Defensie gaat uit van het gebruik van 100 procent "groene stroom" in
2012, waarvan ongeveer 90 procent zal worden ingekocht. Daarmee volgt
Defensie het rijksbeleid, op grond waarvan het energiegebruik van de
rijksdiensten in 2012 klimaatneutraal (ofwel 100 procent groene
stroom) moet zijn. In 2004 moet 50 procent van het totale
stroomgebruik van Defensie uit "groene stroom" bestaan. Vervolgens zal
in de periode 2004 2012 de resterende 50 procent van de doelstelling
moeten worden gehaald. Uitgaande van een lineair verloop zal in 2008
75 procent van het verbruik duurzame elektriciteit betreffen.
Omdat Defensie binnen de rijksoverheid het meeste onroerend goed in
gebruik heeft en daardoor de grootste elektriciteitsgebruiker is, moet
Defensie een beduidend hogere inspanning leveren dan de overige
rijksdiensten. Voor Defensie belopen de extra kosten door de inkoop
van "groene stroom" tot en met 2008 ongeveer 1,1 miljoen per jaar.
5. Is het Rijksbeleid dat het percentage gebruik van hernieuwbare
energie in 2012 zal oplopen tot 100% (pagina 12) of tot 100% duurzame
energie, waaronder een deel hernieuwbare energie (pagina 14).
In het Nationaal Milieubeleidsplan 4 staat het rijksbeleid beschreven:
het energiegebruik van de rijksdiensten moet, in het kader van de
overgang naar een duurzame energiehuishouding, op termijn
klimaatneutraal zijn. Deze situatie moet uiterlijk in 2012 worden
bereikt. Als eerste stap (2002-2004) moet bij alle rijksdiensten het
percentage elektriciteit dat is opgewekt met hernieuwbare energie
toenemen tot tenminste 50, hetzij door eigen opwekking of door inkoop.

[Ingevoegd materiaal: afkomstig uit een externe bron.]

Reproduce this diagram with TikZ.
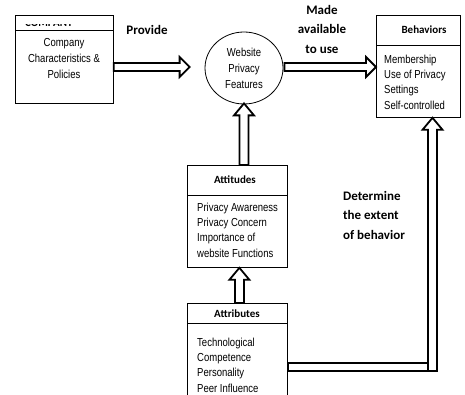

Defensie bereikt deze doelstelling met de inkoop en de eigen opwekking
van elektriciteit uit hernieuwbare bronnen (zie ook het antwoord op
vraag 3).
7. Kan de regering ter indicatie een berekening maken van het
percentage in 2008 van het elektriciteitsverbruik bij Defensie dat
duurzaam is opgewekt, uitgaande van een maximale kostenstijging van
10% per jaar (Nationaal Milieubeleidsplan 4) en de gemiddelde prijs
van duurzame energie over het jaar 2003 ? Kan een onderscheid gemaakt
worden tussen een berekening met en zonder inkoop zoals beoogd door
Defensie van "met name (...) hernieuwbare energie"?
De meerkosten voor "groene stroom" per jaar komen op dit moment uit op
ongeveer 3 procent van de totale uitgave voor inkoop van elektrische
energie per jaar. Dit is minder dan de voor Defensie vastgestelde
begrenzing van 10 procent in het NMP4. Met dit uitgangspunt kan
Defensie de gestelde doelstelling van 75 procent inkoop "groene
stroom" in 2008 behalen. Hierbij wordt uitgegaan van meerkosten van
3,5 cent per kWh "groene stroom" in 2003 ten opzichte van grijze
stroom.
Defensie streeft ernaar in 2012 ongeveer 10 procent van het
totaalverbruik van "groene stroom" zelf op te wekken. Hiermee kan per
jaar een bedrag van 2 miljoen worden bespaard.